Another way to take users out of an experience is to overwhelm them, such as by giving them motion sickness, which happens all the time in VR experiences. “Think about the people who thought about the first idea of having a roller coaster.” Toph Brown, a producer at game shop, Ustwo, said in Dumbo. “The trick is going to be making it so exciting, but then not killing them.”

Sitting here at my desk and playing around with my Google Cardboard, I can never figure out how to quit. I always end up taking my phone out and futzing with it until I can get it to leave Cardboard mode. It’s never easy.

So the mechanics are a problem, but the focus on immersion seems a little fetishized at this point, like Kandinsky’s attempt to paint so viewers can hear music. No one can hear what he heard, but they are still good paintings. Plus, it’s not as if video game creators and moviemakers don’t want viewers to get lost in their work, too. No doubt in the early days of console gaming, designers were loathe to drop menus on top of games, but eventually they relented and did it, because they made it easier. That said, it probably won’t work the same.  

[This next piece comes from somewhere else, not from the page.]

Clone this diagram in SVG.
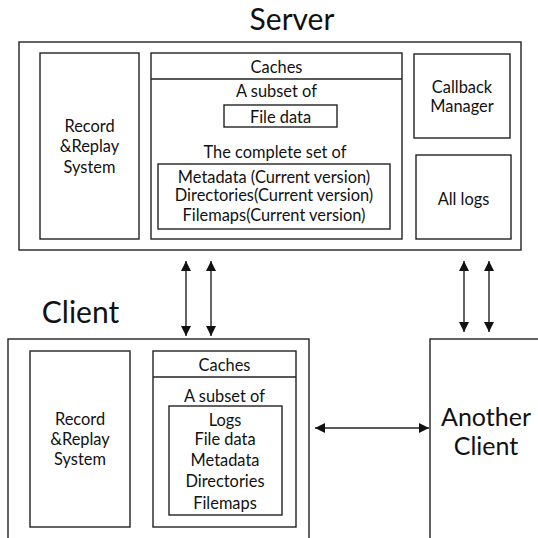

I got a chance to try out a new kind of menu at the Games for Change Festival last week at the New School, which I tested out Google’s Tilt Brush with an HTC Vive. The Vive isn’t just goggles. It also has two hand controllers, like shown in the photo above. 

Tilt Brush lets users draw inside VR. You can draw in every direction, though. If you want to paint a cube around yourself, you can. Then you can get under it, look up at it, step outside and walk around it.

The Tilt Brush menu works sort of like a painter’s pallette. While one of your hands is the “brush,” your other hand controls all the things your brush can be (from pens to markers to something that makes twinkling stars). With your thumb controls on the pallette hand, you spin the selector around. You make selections with the brush. It’s still computery, but it’s not like any control you’d use on your laptop.  

Ben Throop, who spoke at the same talk as Marks, eschewed hand controls to make his game even easier. His soccer game, Headmaster, is played entirely with users’ head movements. Creators probably aren’t going to have to be so sensitive about making every single moment intuitive for people once the medium goes mainstream. What users can intuit will expand as their familiarity grows.

It could turn out that activating system features (such as opening the store or rewinding) with virtual objects will be the way ahead for preserving immersion in games or interactive films. High-fiving to save? Picking a flower to take a screenshot? Eating a burrito to quit? My bet is that users will end up touching buttons that open traditional system menus in the end, though.

Then again, exit burritos and their ilk might be the way forward after all, just because it’s more fun that way. At this stage, only the dumb money claims to know. “A lot of indies are exploring all kinds of things you can do in VR right now,” Marks said. “Every day I see something new that I wasn’t expecting.”